Disneyland Park (Paris)
- Area: Adventureland
- Coordinates: 48°52′19″N 2°46′28″E﻿ / ﻿48.87204°N 2.77457°E
- Status: Operating
- Opening date: April 12, 1992

Ride statistics
- Attraction type: Restaurant
- Designer: Walt Disney Imagineering
- Theme: The Lion King
- Previous name: Aux Epices Enchantées (1992-1994)

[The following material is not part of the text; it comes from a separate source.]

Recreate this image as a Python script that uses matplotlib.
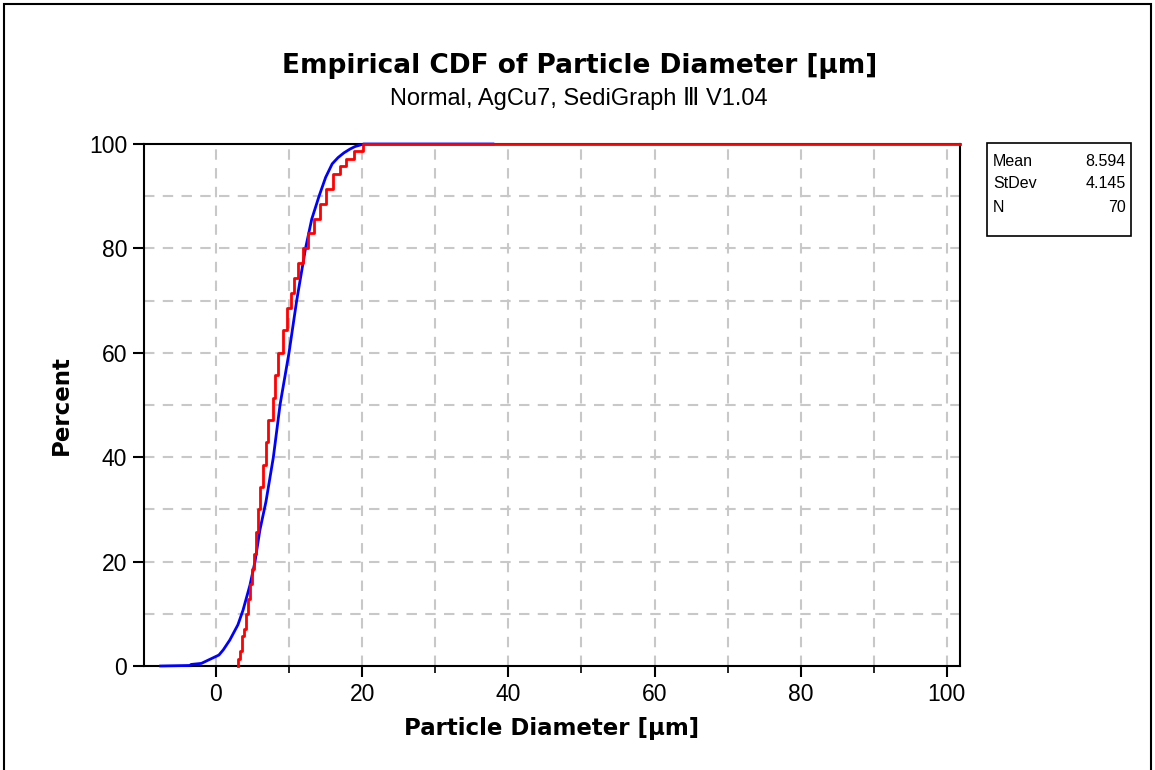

= Hakuna Matata Restaurant =

Restaurant at Disneyland Paris

Hakuna Matata Restaurant is a restaurant located in Adventureland in Disneyland Paris. It is themed to the 1994 film The Lion King.

==Aux Epices Enchantées==
Originally, when the park opened in 1992, the restaurant was known as Aux Epices Enchantées (With Enchanted Spices). It is the main building of the African part of Adventureland and features many African artifacts in the setting of a peaceful jungle. Its original meals, however, could be inspired by Africa, Asia or the West Indies.

==Hakuna Matata Restaurant==
With the release of the film The Lion King in 1994, the theme came through to link the restaurant to the Disney universe. As such, it was renamed "Hakuna Matata Restaurant" in March 1994. The building itself remained unaltered, except for murals of the characters Timon and Pumbaa which were added later.